Matt Levine points out that conceptually, the CPDO is “the perfect ratings arbitrage”, because the rating just tries to calculate the probability of default, without regard to the recovery value given default. As a result, the CPDO was specifically designed to have a recovery given default of very near zero, since that would increase the yield on the instrument without increasing the default rate. (This is exactly the same reason why it was S&P, rather than Moody’s, which downgraded the US from triple-A last year.)

Louise Bowman, meanwhile, finds this email exchange, between a couple of S&P quants:

Mr Venus: I am done with the whole CPDO – wish I was never involved in that whole mess that was made.

Mr Ding: What a wuss.

Mr Venus: That thing is done by 3 people: Cian, Sriram and you. I am not responsible, I just helped build an internal model. You are the wuss for bending over in front of bankers and taking it.

Mr Ding: primarily me and the banker…so what? I would not mind if they put my name on that article, grow up kid.

Mr Venus: You rate something AAA, when it is really A-? You proud of that little mistake? It’s nothing to do with growing up, it’s about doing your job to a high standard. If you want to talk about growing up, you should admit to Perry [Inglis] that you made a mistake with your analysis.

But the smartest lines, still, come from the judge, Jayne Jagot. For instance, she spends a lot of time demolishing the S&P argument that the investors didn’t understand what they were buying, and therefore that it was the investors’ fault, not S&P’s fault, that the investors lost money. Jagot demonstrates clearly that the investors knew full well that they didn’t understand the CPDOs, and that it wasn’t necessarily stupid of them to invest anyway:

The notion that it was necessarily imprudent of the councils to invest in a product they did not understand, on analysis, is specious. It is a superficially attractive catchphrase which does not withstand scrutiny. An investor who obtains expert advice and relies on an expert rating is not imprudent merely because the investor does not understand the investment. So in this case the councils’ lack of understanding and their knowledge of their own lack of capacity to understand was the reason for relying on the expert advice and recommendations of LGFS and the expert opinion of S&P embodied in the rating.

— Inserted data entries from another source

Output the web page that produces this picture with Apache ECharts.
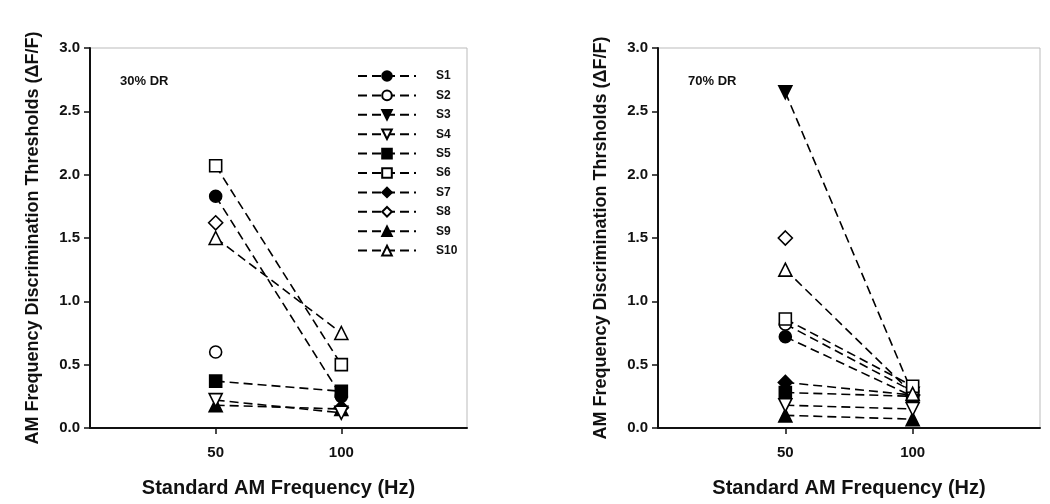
<!DOCTYPE html>
<html>
<head>
<meta charset="utf-8">
<script src="https://cdn.jsdelivr.net/npm/echarts@6/dist/echarts.min.js"></script>
<style>
  html, body { margin: 0; padding: 0; background: #fff; }
  #chart { width: 1050px; height: 504px; }
</style>
</head>
<body>
<div id="chart"></div>
<script>
// data
const frequencies = [50, 100];
const subjects = ['S1', 'S2', 'S3', 'S4', 'S5', 'S6', 'S7', 'S8', 'S9', 'S10'];
const dr30At50  = [1.83, 0.60, null, 0.22, 0.37, 2.07, null, 1.62, 0.18, 1.50];
const dr30At100 = [0.25, null, null, 0.12, 0.29, 0.50, 0.16, null, 0.15, 0.75];
const dr70At50  = [0.72, 0.82, 2.65, 0.18, 0.28, 0.86, 0.36, 1.50, 0.10, 1.25];
const dr70At100 = [0.25, 0.29, 0.27, 0.15, 0.25, 0.33, 0.26, null, 0.07, 0.27];
const yTicks = [0, 0.5, 1.0, 1.5, 2.0, 2.5, 3.0];

// marker per subject: [symbol, filled, rotate]
const markers = [
    ['circle', true, 0], ['circle', false, 0],
    ['triangle', true, 180], ['triangle', false, 180],
    ['rect', true, 0], ['rect', false, 0],
    ['diamond', true, 0], ['diamond', false, 0],
    ['triangle', true, 0], ['triangle', false, 0]
];

const FONT = 'Liberation Sans, Arial, sans-serif';

function makeSeries(at50, at100, idx){
    return subjects.map((name, i) => {
        let m = markers[i];
        let pts = [[frequencies[0], at50[i]], [frequencies[1], at100[i]]];
        return {
            name: name,
            type: 'line',
            xAxisIndex: idx,
            yAxisIndex: idx,
            data: pts,
            symbol: m[0],
            symbolSize: m[0] === 'diamond' ? 14 : (m[0] === 'triangle' ? 13 : 12),
            symbolRotate: m[2],
            showAllSymbol: true,
            z: m[1] ? 2 : 3,
            lineStyle: { color: '#000', width: 1.6, type: [9, 5] },
            itemStyle: {
                color: m[1] ? '#000' : '#fff',
                borderColor: '#000',
                borderWidth: 1.6,
                opacity: 1
            },
            emphasis: { disabled: true },
            animation: false
        };
    });
}

function xAxis(idx){
    return {
        gridIndex: idx,
        type: 'value',
        min: 0, max: 150, interval: 50,
        name: 'Standard AM Frequency (Hz)',
        nameLocation: 'middle',
        nameGap: 50,
        nameTextStyle: { fontFamily: FONT, fontWeight: 'bold', fontSize: 20, color: '#111' },
        axisLine: { lineStyle: { color: '#111', width: 2 } },
        axisTick: { customValues: frequencies, length: 6, lineStyle: { color: '#111', width: 1.5 } },
        axisLabel: { customValues: frequencies, fontFamily: FONT, fontWeight: 'bold', fontSize: 15, color: '#111', margin: 17 },
        splitLine: { show: false }
    };
}

function yAxis(idx, title){
    return {
        gridIndex: idx,
        type: 'value',
        min: 0, max: 3, interval: 0.5,
        name: title,
        nameLocation: 'middle',
        nameGap: 48,
        nameTextStyle: { fontFamily: FONT, fontWeight: 'bold', fontSize: 18, color: '#111' },
        axisLine: { show: true, lineStyle: { color: '#111', width: 2 } },
        axisTick: { show: true, length: 6, lineStyle: { color: '#111', width: 1.5 } },
        axisLabel: {
            fontFamily: FONT, fontWeight: 'bold', fontSize: 15, color: '#111', margin: 10,
            formatter: v => yTicks.indexOf(v) > -1 ? v.toFixed(1) : ''
        },
        splitLine: { show: false }
    };
}

let chart = echarts.init(document.getElementById('chart'), null, { renderer: 'canvas' });
chart.setOption({
    backgroundColor: '#fff',
    animation: false,
    grid: [
        { left: 90, top: 48, width: 377, height: 380, show: true, borderColor: '#bbb', borderWidth: 1, backgroundColor: 'transparent' },
        { left: 658, top: 48, width: 382, height: 380, show: true, borderColor: '#bbb', borderWidth: 1, backgroundColor: 'transparent' }
    ],
    xAxis: [xAxis(0), xAxis(1)],
    yAxis: [
        yAxis(0, 'AM Frequency Discrimination Thresholds (\u0394F/F)'),
        yAxis(1, 'AM Frequency Discrimination Thrsholds (\u0394F/F)')
    ],
    title: [
        { text: '30% DR', left: 115, top: 70, textStyle: { fontFamily: FONT, fontWeight: 'bold', fontSize: 13, color: '#111' } },
        { text: '70% DR', left: 683, top: 70, textStyle: { fontFamily: FONT, fontWeight: 'bold', fontSize: 13, color: '#111' } }
    ],
    legend: {
        data: subjects,
        orient: 'vertical',
        left: 352,
        top: 65,
        itemWidth: 58,
        itemHeight: 12,
        itemGap: 7.4,
        selectedMode: false,
        textStyle: { fontFamily: FONT, fontWeight: 'bold', fontSize: 12, color: '#111', padding: [0, 0, 0, 15] }
    },
    series: makeSeries(dr30At50, dr30At100, 0).concat(makeSeries(dr70At50, dr70At100, 1))
});
</script>
</body>
</html>
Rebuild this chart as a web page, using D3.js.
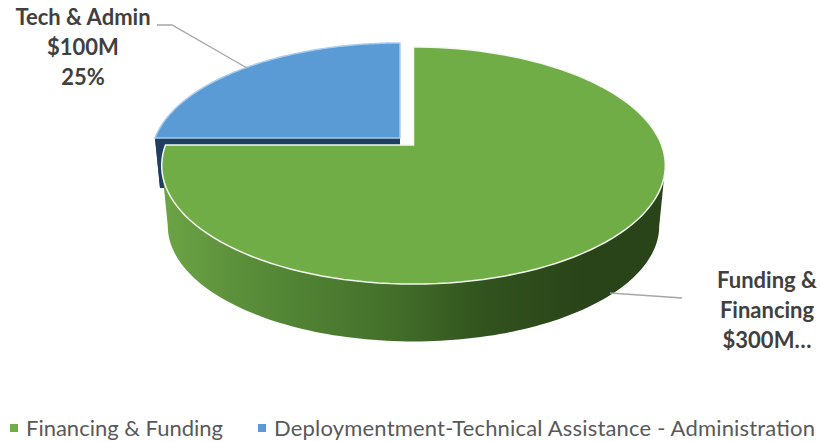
<!DOCTYPE html>
<html><head><meta charset="utf-8">
<script src="https://cdn.jsdelivr.net/npm/d3@7"></script>
<style>html,body{margin:0;background:#fff}svg{display:block}</style></head>
<body><svg id="c" width="820" height="442"></svg>
<script>
const categories = ["Financing & Funding", "Deploymentment-Technical Assistance - Administration"];
const values = [300, 100];
const labelLines = [["Funding &", "Financing", "$300M…"], ["Tech & Admin", "$100M", "25%"]];

const svg = d3.select("#c");
const k = 0.173;
const colors = ["#70ad47", "#5b9bd5"];
const rings = [
  {top:{x:413.5,y:145,a:248,b:115}, bottom:{x:413.5,y:206,a:242,b:112}},
  {top:{x:400,y:138,a:245,b:111.5}, bottom:{x:400,y:188,a:240,b:109}}
];
const project = (r, t) => {
  const c = -Math.cos(t), s = Math.sin(t), w = 1 - k * c;
  return [r.x + r.a * s / w, r.y + r.b * c / w];
};
const arcs = d3.pie().sort(null).value(d => d)(values);
const samples = (a0, a1) => d3.range(0, 121).map(i => a0 + (a1 - a0) * i / 120);
const line = d3.line();
const silhouette = Math.acos(-k);

const defs = svg.append("defs");
const grad = defs.append("linearGradient").attr("id", "wall")
  .attr("gradientUnits", "userSpaceOnUse").attr("x1", 165).attr("x2", 660).attr("y1", 0).attr("y2", 0);
[[0,"#6ca345"],[0.18,"#588c39"],[0.45,"#44702b"],[0.65,"#31521e"],[0.85,"#2a4419"],[1,"#2a4419"]]
  .forEach(d => grad.append("stop").attr("offset", d[0]).attr("stop-color", d[1]));

// blue slice side faces
const bt = rings[1].top, bb = rings[1].bottom, ba = arcs[1];
const bs = samples(ba.startAngle, ba.startAngle + 0.5);
svg.append("path").attr("fill", "#1f3f60").attr("d",
  line(bs.map(t => project(bt, t)).concat(bs.slice().reverse().map(t => project(bb, t)))) + "Z");
svg.append("path").attr("fill", "#1f3f60").attr("d",
  line([project(bt, ba.startAngle), [bt.x, bt.y], [bb.x, bb.y], project(bb, ba.startAngle)]) + "Z");

// green wall, between the two silhouette points of the rim
const gt = rings[0].top, gb = rings[0].bottom;
const gs = samples(silhouette, 2 * Math.PI - silhouette);
svg.append("path").attr("fill", "url(#wall)").attr("d",
  line(gs.map(t => project(gt, t)).concat(gs.slice().reverse().map(t => project(gb, t)))) + "Z");

// top faces
arcs.forEach((a, i) => {
  const r = rings[i].top;
  const pts = [[r.x, r.y]].concat(samples(a.startAngle, a.endAngle).map(t => project(r, t)));
  svg.append("path").attr("d", line(pts) + "Z").attr("fill", colors[i])
    .attr("stroke", i ? "#a9cdec" : "#f4f8f0").attr("stroke-width", 1.5).attr("stroke-linejoin", "miter");
});

// leader lines
const leaders = [[[610,293],[682,298]], [[247,68],[172,25],[157,25]]];
leaders.forEach(l => svg.append("path").attr("d", line(l)).attr("fill", "none").attr("stroke", "#a6a6a6").attr("stroke-width", 1.3));

// labels
const labelPos = [[767, 288], [83, 25]];
labelLines.forEach((ls, i) => ls.forEach((t, j) => svg.append("text")
  .attr("x", labelPos[i][0]).attr("y", labelPos[i][1] + j * 30)
  .attr("text-anchor", "middle").attr("font-family", "Lato").attr("font-weight", 700)
  .attr("font-size", 22).attr("fill", "#404040").text(t)));

// legend
const legendX = [[10, 26, 197], [258, 274, 541]];
categories.forEach((c, i) => {
  svg.append("rect").attr("x", legendX[i][0]).attr("y", 424).attr("width", 8).attr("height", 8).attr("fill", colors[i]);
  svg.append("text").attr("x", legendX[i][1]).attr("y", 436)
    .attr("font-family", "Lato").attr("font-size", 22).attr("fill", "#595959")
    .attr("textLength", legendX[i][2]).attr("lengthAdjust", "spacing").text(c);
});
</script></body></html>
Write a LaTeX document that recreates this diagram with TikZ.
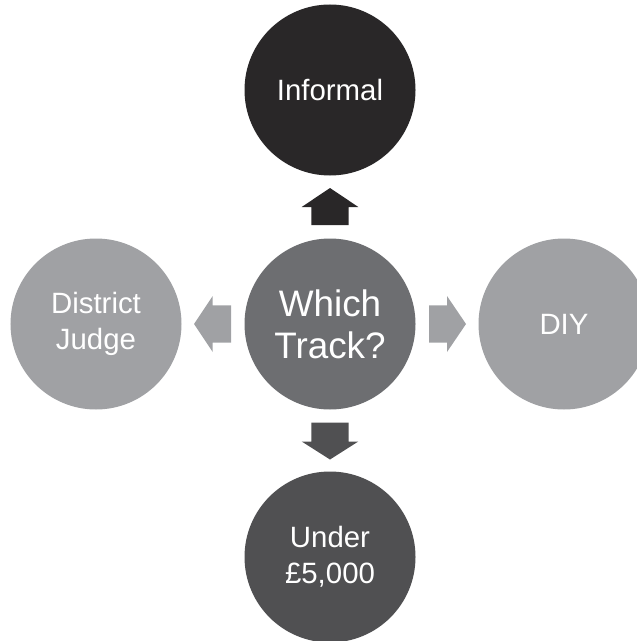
\documentclass[tikz,border=0pt]{standalone}
\usepackage{fontspec}
\setmainfont{Liberation Sans}
\definecolor{cTop}{HTML}{292728}
\definecolor{cMid}{HTML}{6D6E71}
\definecolor{cLight}{HTML}{A0A1A4}
\definecolor{cBot}{HTML}{505052}
\tikzset{
  bubble/.style={circle, minimum size=171bp, inner sep=0pt, text=white, align=center,
    font=\fontsize{29.5}{36}\selectfont},
  bigbubble/.style={bubble, font=\fontsize{37}{42}\selectfont},
}
\begin{document}
\begin{tikzpicture}[x=1bp,y=-1bp]
\useasboundingbox (0,0) rectangle (637,641);
\begin{scope}
\clip (0,0) rectangle (637,641);
\node[bigbubble, fill=cMid] (mid) at (330,324) {Which\\Track?};
\node[bubble, fill=cTop] (top) at (330,90) {Informal};
\node[bubble, fill=cLight] (left) at (96,324) {District\\Judge};
\node[bubble, fill=cLight] (right) at (564,324) {DIY};
\node[bubble, fill=cBot] (bot) at (330,557) {Under\\£5,000};
% block arrows
\fill[cTop] (330,188) -- (358.3,207) -- (348.7,207) -- (348.7,225) -- (311.3,225) -- (311.3,207) -- (301.7,207) -- cycle;
\fill[cBot] (330,459.5) -- (358.3,441.5) -- (348.7,441.5) -- (348.7,422.5) -- (311.3,422.5) -- (311.3,441.5) -- (301.7,441.5) -- cycle;
\fill[cLight] (194,324) -- (212.7,296) -- (212.7,305.3) -- (231,305.3) -- (231,342.7) -- (212.7,342.7) -- (212.7,352) -- cycle;
\fill[cLight] (466,324) -- (447,296) -- (447,305.3) -- (429,305.3) -- (429,342.7) -- (447,342.7) -- (447,352) -- cycle;
\end{scope}
\end{tikzpicture}
\end{document}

The fact is that in the fixed-income world, investors almost never understand what they are buying. A bond is a set of predictable cashflows, with a sting in the tail: it has some unknowable probability of default. Different analysts can try to calculate that probability by different means, but in reality bond investors simply don’t have the time or the expertise to do that for every bond they buy. That’s where ratings come in handy: they’re a way for bond investors to outsource a lot of the hard work they don’t have the time or the human capital to do themselves. And the ratings agencies know it: as Jagot says, “S&P is paid to assign a rating for a structured financial product for one purpose only.”

And then there’s the bigger picture: the fact that Jagot was able to deliver this magnum opus of an opinion at all. It’s clearly the product of vast amounts of work, and a positively enormous amount of lawyering on both sides. The victims, in this case, were relatively small Australian municipalities: how did they manage to afford to fight this court case this far?

The answer is, they didn’t: all of the legal fees were paid by a litigation funder called IMF (Australia), which will take a cut of any proceeds. They write:

Litigation finance is a critical mechanism to enable cases to be brought and litigated against large corporations, banks and other powerful institutions, often by small and mid-sized companies and entities.

The Australian Federal Court’s finding yesterday — in favor of local municipalities — that S&P’s AAA ratings were “misleading and deceptive” could never have been achieved without litigation funding support from IMF (Australia), Bentham’s parent.

I have no problem at all with companies like IMF funding these lawsuits. It’s incredibly hard for investors to successfully sue big financial-services companies like S&P, and litigation funders help to level the playing field. Even if they end up getting paid no money at all, they have at least caused Jagot’s wonderful opinion to see the light of day. And that alone is a massive public service.